Brougham Terrace consisted of twelve houses believed to have been constructed around 1830 was named after the Whig politician and lawyer Henry Brougham, who was created Baron of Brougham and Vaux in 1830. By the late C19 the four houses to the centre of the terrace had become the West Derby Union Offices, and by 1908 had expanded to take in the remaining properties at the south-western end of the terrace with a new building constructed in their place that survives today. In 1889 William Henry Quilliam, a Liverpool solicitor and Muslim convert, bought No.8 for the Liverpool Muslim Institute (the Institute had been established by Quilliam at the Temperance Hall on Mount Vernon Street, Liverpool in 1887), constructing an extension at the rear that was the first fully-functioning mosque in England.

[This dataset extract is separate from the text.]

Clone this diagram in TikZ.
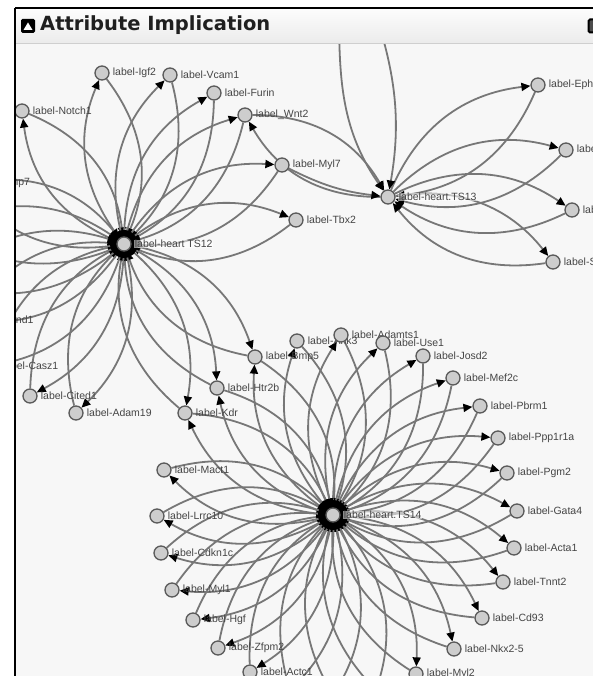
\documentclass[tikz,border=0pt]{standalone}
\usepackage{fontspec}
\setmainfont{Liberation Sans}
\newfontfamily\titlefont{DejaVu Sans}
\usetikzlibrary{arrows.meta}
\pgfdeclarelayer{bgl}\pgfdeclarelayer{edgel}\pgfdeclarelayer{topl}
\pgfsetlayers{bgl,edgel,main,topl}
\definecolor{edgec}{HTML}{777777}
\definecolor{nodefill}{HTML}{CDCDCD}
\definecolor{nodedraw}{HTML}{5A5A5A}
\definecolor{lblc}{HTML}{454545}
\definecolor{panel}{HTML}{F7F7F7}
\definecolor{barTop}{HTML}{FDFDFD}
\definecolor{barBot}{HTML}{EBEBEB}
\definecolor{sepc}{HTML}{CFCFCF}
\tikzset{
 leaf/.style={circle, draw=nodedraw, fill=nodefill, line width=1.3pt, minimum size=14pt, inner sep=0pt},
 lbl/.style={anchor=west, inner sep=0.5pt, text=lblc, font=\fontsize{10.5}{11}\selectfont},
 hublbl/.style={lbl, fill=white, fill opacity=0.55, text opacity=1},
 edge/.style={draw=edgec, line width=1.8pt, -{Triangle[length=9pt,width=8pt,color=black]}},
 blob/.style={fill=black},
}
\newcommand\mkleaf[4]{\node[leaf] (#1) at (#2,-#3) {}; \node[lbl] (#1-t) at ([xshift=2.5pt]#1.east) {#4};}
\newcommand\mkhub[4]{\node[leaf] (#1) at (#2,-#3) {}; \node[hublbl] (#1-t) at ([xshift=2.5pt]#1.east) {#4};}
\newcommand\lens[3]{\draw[edge] (#1) to[bend left=#3] (#2); \draw[edge] (#2) to[bend left=#3] (#1);}
\begin{document}
\begin{tikzpicture}[x=1pt,y=1pt]
\useasboundingbox (0,0) rectangle (593,-676);
\begin{pgfonlayer}{bgl}
\fill[white] (-10,10) rectangle (603,-686);
\fill[panel] (15,-8) rectangle (600,-686);
\end{pgfonlayer}
% hubs
\mkhub{h12}{124}{244}{label-heart TS12}
\mkhub{h13}{388}{197}{label-heart.TS13}
\mkhub{h14}{333}{515}{label-heart.TS14}
% TS12 leaves
\mkleaf{notch}{22}{111}{label-Notch1}
\mkleaf{igf2}{102}{73}{label-Igf2}
\mkleaf{vcam}{170}{75}{label-Vcam1}
\mkleaf{furin}{214}{93}{label-Furin}
\mkleaf{wnt2}{245}{115}{label\_Wnt2}
\mkleaf{myl7}{282}{165}{label-Myl7}
\mkleaf{tbx2}{296}{220}{label-Tbx2}
\mkleaf{bmp5}{255}{357}{label-Bmp5}
\mkleaf{htr2b}{217}{388}{label-Htr2b}
\mkleaf{kdr}{185}{413}{label-Kdr}
\mkleaf{adam}{76}{413}{label-Adam19}
\mkleaf{cited}{30}{396}{label-Cited1}
\mkleaf{casz}{-8}{366}{label-Casz1}
\mkleaf{hand}{-34}{320}{label-Hand1}
\mkleaf{bmp7}{-34}{183}{label-Bmp7}
\coordinate (x1) at (-58,-280);
\coordinate (x2) at (-58,-226);
% TS13 leaves
\mkleaf{eph}{538}{85}{label-Ephb4}
\mkleaf{hey}{566}{150}{label-Hey2}
\mkleaf{tbxb}{572}{210}{label-Tbx20}
\mkleaf{sox}{553}{262}{label-Sox4}
\coordinate (topA) at (338,40);
\coordinate (topB) at (357,40);
% TS14 leaves
\mkleaf{ank3}{297}{341}{label-Ank3}
\mkleaf{adamts}{341}{335}{label-Adamts1}
\mkleaf{use1}{383}{343}{label-Use1}
\mkleaf{josd}{423}{356}{label-Josd2}
\mkleaf{mef}{453}{378}{label-Mef2c}
\mkleaf{pbrm}{480}{406}{label-Pbrm1}
\mkleaf{ppp}{498}{438}{label-Ppp1r1a}
\mkleaf{pgm}{507}{473}{label-Pgm2}
\mkleaf{gata}{517}{511}{label-Gata4}
\mkleaf{acta}{514}{548}{label-Acta1}
\mkleaf{tnnt}{503}{582}{label-Tnnt2}
\mkleaf{cd93}{482}{618}{label-Cd93}
\mkleaf{nkx}{454}{649}{label-Nkx2-5}
\mkleaf{myl2}{416}{674}{label-Myl2}
\coordinate (b1) at (376,-690);
\coordinate (b2) at (333,-695);
\coordinate (b3) at (290,-690);
\mkleaf{actc}{250}{672}{label-Actc1}
\mkleaf{zfpm}{218}{648}{label-Zfpm2}
\mkleaf{hgf}{193}{620}{label-Hgf}
\mkleaf{myl1}{172}{590}{label-Myl1}
\mkleaf{cdkn}{161}{553}{label-Cdkn1c}
\mkleaf{lrrc}{157}{516}{label-Lrrc10}
\mkleaf{mact}{164}{470}{label-Mact1}
\begin{pgfonlayer}{edgel}
\foreach \l in {notch,igf2,vcam,furin,wnt2,myl7,tbx2,bmp5,htr2b,kdr,adam,cited,casz,hand,x1,x2,bmp7}{\lens{h12}{\l}{30}}
\foreach \l in {eph,hey,tbxb,sox,wnt2}{\lens{h13}{\l}{30}}
\draw[edge] (myl7) to[bend right=10] (h13);
\draw[edge] (topA) to[out=-88,in=125] (h13);
\draw[edge] (topB) to[out=-70,in=80] (h13);
\foreach \l in {bmp5,ank3,adamts,use1,josd,mef,pbrm,ppp,pgm,gata,acta,tnnt,cd93,nkx,myl2,b1,b2,b3,actc,zfpm,hgf,myl1,cdkn,lrrc,mact,kdr,htr2b}{\lens{h14}{\l}{30}}
\fill[blob] (h12) circle (14);
\fill[blob] (h14) circle (15);
\end{pgfonlayer}
\begin{pgfonlayer}{topl}
\fill[white] (-20,20) rectangle (15,-690);
\fill[white] (-20,20) rectangle (610,-8);
\shade[top color=barTop, bottom color=barBot] (15,-8) rectangle (610,-43);
\draw[sepc, line width=1pt] (15,-43.5) -- (610,-43.5);
\draw[black, line width=1.6pt] (15,-8) -- (610,-8);
\draw[black, line width=2pt] (15,-8) -- (15,-690);
\node[fill=black, rounded corners=1.5pt, minimum size=14pt, inner sep=0pt] (icon) at (28,-26) {};
\fill[white] (23.5,-30) -- (32.5,-30) -- (28,-22.5) -- cycle;
\node[draw=black, fill=black!70, line width=2pt, rounded corners=1.5pt, minimum size=13pt, inner sep=0pt] (icon2) at (595,-26) {};
\node[anchor=base west, inner sep=0pt, text=black!88, font=\titlefont\bfseries\fontsize{19.5}{20}\selectfont] (title) at (40,-31) {Attribute Implication};
\end{pgfonlayer}
\end{tikzpicture}
\end{document}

He later bought the rest of the houses at the north-eastern end of the terrace and opened a boarding school for boys and a day school for girls, with an orphanage known as Medina House at number 12 Brougham Terrace. Quilliam also established the first Islamic publication house in the United Kingdom in the basement of No.8, publishing 'The Crescent' plus a monthly journal known as 'The Islamic World' that was circulated worldwide, and collections of his lectures, including 'The Faith of Islam', in 1889. The mosque was used to hold Islamic funerals and several Muslim burials at the Necropolis on the opposite side of West Derby Road. At its peak, the Liverpool Muslim Institute had a membership of approximately 200 people.
William Henry Quilliam was born at 22 Eliot Street, Liverpool, on the 10th of April 1856, the son of a watchmaker and part of a wealthy Wesleyan Methodist family who brought him up mainly
on the Isle of Man. Most of his working life though was spent in Liverpool after he was educated at the Liverpool Institute, and in 1878 he began working as a solicitor at 28 Church St, Liverpool where he was a criminal lawyer who defended many high-profile murder cases. Illness led him to travel to France and Morocco in
the early and mid-1880s for recuperation. It was in Morocco that
Quilliam is said to have become interested in Islam, and he publicly
announced his conversion from Christianity when he returned to Liverpool
in 1887, changing his first name to Abdullah. He claimed that he was the first native Englishman to embrace Islam and his conversion led to a remarkable story of the growth of Islam in Victorian Britain. Upon returning to
Liverpool he established the Liverpool Muslim Institute at the
Temperance Hall on Mount Vernon Street before acquiring No.8
Brougham Terrace two years later and constructing the purpose-built mosque
extension. This was achieved due to a donation by Prince Nasrullah Khan of Afghanistan. He also opened the boarding schools and the orphanage, Medina House, for non-Muslim parents who
were unable to look after their children and agreed for them to be
brought up as Muslims. In 1893 he was given the title 'Alim' by the Sultan of
Morocco and in July 1894 the Caliph of Islam and Sultan of the Ottoman
Empire, Abdul Hamid II bestowed him with the title of
Sheikh-al-Islam for the British Isles. Quilliam left Liverpool in 1908
rather abruptly and it has been suggested that he was struck off as a
solicitor for falsifying evidence in a divorce case. By the time he left
it is estimated that up to 600 people had converted to Islam as a
result of his work and preaching, including Professors Nasrullah Warren
and Haschem Wilde, Resched P Stanley, former Mayor of Stalybridge, and
Rev H H Johnson, a former Anglican clergyman.
After he left
Liverpool in 1908 the houses of Brougham Terrace were sold to Liverpool
Corporation by Quilliam's son and numbers 8-10 became a Registry Office. Without Quilliam's influence and funding, the Muslim community in Liverpool dispersed.
The two houses at the north-eastern end of the terrace (No's
11 & 12) were demolished at some point between 1908 and 1927 and
replaced by a cinema (then a music store), leaving numbers 8, 9 & 10
as the sole survivors of the original terrace. When No. 8 became part
of the Registry Office the mosque was converted for use as a strong
room and its original features (apart from the roof structure) removed.
The registry office at 8-10 Brougham Terrace remained in use until
1999/2000, after which time the buildings remained disused and subject
to vandalism.
The Abdullah Quilliam Society was formed in 1999 and acquired numbers 8-10 in 2005/2006 with the intention of re-opening the buildings as an active mosque and a community and heritage centre. The mosque at the rear of No.8, which reopened in 2014, has been restored and is an active place of worship. A number of rooms on the ground floor of No.8 have also been restored and a temporary classroom block has been erected in the rear yard to enable educational visits, classes and community group use. The second floor and attic levels of all three buildings have been converted for student accommodation. The mosque is now an integral and astounding piece of islamic history in Britain.